We are all looking for happiness, for a sense of contentment, of well-being. We all want to feel good, and one of the ways we hope to get that is trough the pleasure we get from the senses when we come into contact with the world. A simple example is a chocolate cake, but it can be a relationship, a house, a better job etc. (I refer to pleasure both as the very basic one I get, for example, from eating a chocolate cake, but also as a more profound kind of pleasure, like that of doing the right thing or finding the right partner. From this point of view, they are the same because they both come from outside of myself.)
I eat chocolate and I feel good. But chocolate, or any pleasure, has four drawbacks:
A. The object, in this case the chocolate cake, has to be there; but, as with any object, it may be there, but it may very well not be there when I want it.
B. The senses have to be available. Even if the chocolate is there, I may have a stomachache and not be able to eat it.
C. The mind has to be there. I may have the chocolate, and my senses may be ready for it, but the mind may be too busy or too worried or too lost on plans so it cannot enjoy the chocolate.
And so, in order to experience pleasure, I completely depend on the right combination of these three aspects, something that is not completely dependent on my will, but on circumstances.
But then, even when these three aspects come together (which does not happen as often as we would like to!) there is a fourth—and fundamental—problem:
D. It finishes. Whatever pleasure I may get trough any object, sooner or later it finishes and right away that creates the need: when will I get it the next time?
Let’s say my pleasure comes not from chocolate but from a person, a person I enjoy spending time with. Again, that person may not always be there (and without a doubt we can find thousands of reasons why a person I may like to be with may not be there for me), or he/she may be there but the pleasure I use to get from him or her may stop at a certain point, or may not longer be as intense as it was. (When this happens, people usually go in one of two different directions: they start a search for pleasure in a different area, like one’s job, drinking, or parting, or they start to search for a new relationship.) Or the person may be there, my attraction for him/her may still be intact, but I may be so busy or with so many problems that I don’t have neither the time nor the energy to enjoy his or her presence.

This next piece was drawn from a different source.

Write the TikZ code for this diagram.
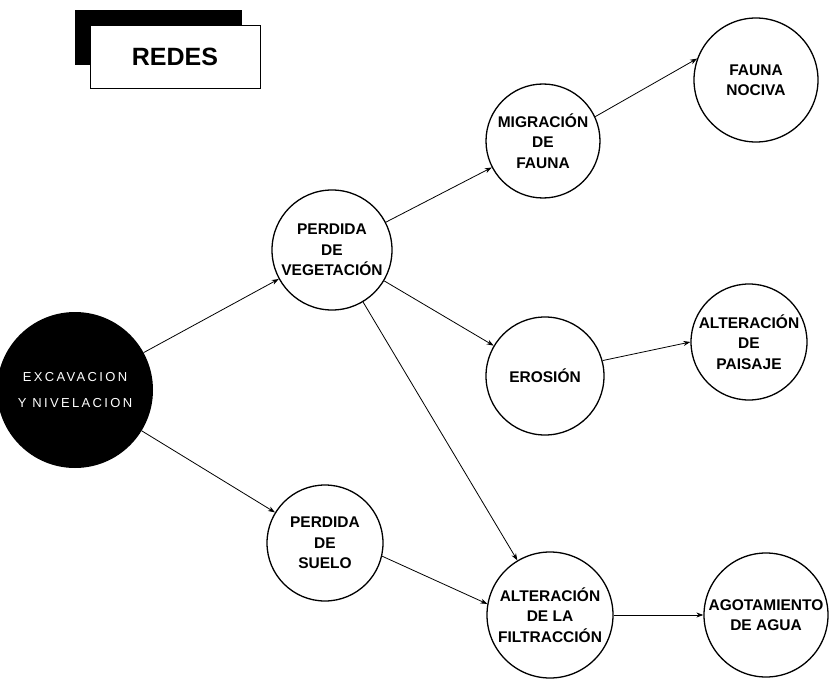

Another common source of pleasure is travelling. I always hear from people: “I love so much to travel, there are so many places I have yet to visit, I have so many ideas of places I would like to go to.” The problem with this is that there is never an end to the places that we can go to and we depend on the availability of travel, which depends on so many things unconnected to our wishes, like money or time (and so many times we may have the time but not the money or we may have the money but not the time).
And it is the same with any object we can think of. A job, a house, a profession, youth, strength, beauty, money, power, fame etc.
As long as we know, as long as we are very aware that this is the fact with pleasure that comes from the world, then there’s no problem. We enjoy what comes and we don’t get upset when it goes. But this is not the general picture. Most of the time we become very attached to our pleasure, and when it goes, as it inevitably will, we become upset or depressed or disappointed. And so we cling to what comes, we grasp very tight, and in the clinging, in the grasping there is always the fear of loss, of change… there is always suffering.
So of course the solution is not to stop looking for pleasure from the world, but to stop demanding that it delivers what it cannot. It can surely offer a small moment of satisfaction (a minute, a day, a year, 10 years) but it cannot make us happy. The only problem with pleasure that comes from the world is in the expectation of what it cannot give. Other than that, the world is beautiful, and we can and should enjoy every pleasure given to us.
There is also another kind of pleasure, of well-being—a very different kind—one that is not coming from the world, but from myself. It is so subtle, so quiet, that it is very difficult to see, to appreciate… and it’s very difficult to talk about.
It is our own presence, it is the pleasure of being alive. And that does not depend on anything other than its realization, the realization of our own existence, of our own being, of our own aliveness… right here… right now.
If you don’t get completely lost in what you are doing now (like reading these words) but you keep some attention on yourself, you keep some attention on your surroundings, you keep this sense of aliveness in yourself, right now…, as you do whatever it is that you are doing right now…, if you experience your own presence, there is something magnificent, something immensely beautiful about the fact that you’re alive… right now.
In time, this sense of aliveness may grow into an appreciation of it, and this appreciation may grow into a sense of gratefulness, and it is in this gratefulness—the simple gratefulness of being alive, of existing—where our pleasure, our sense of well-being may come from.
But we are so often lost in the search for outside pleasure that we miss the subtleness, the beauty of this moment.
This is one of the things we do in the Yogilates classes. We learn to find this “space”, and we learn to value it. And once the value is there, we start to take it home, to our everyday life.
As this value grows, we may realize that we are becoming less needy for the things coming from outside, for the simple reason that what we may get from the world—the pleasure—we already have in us. And our relationship to the world changes, and the needy, grasping force will start to lose its hold, to change from being something that we need to being something we celebrate.
We learn to appreciate the world not because we need it, but simply because it is beautiful.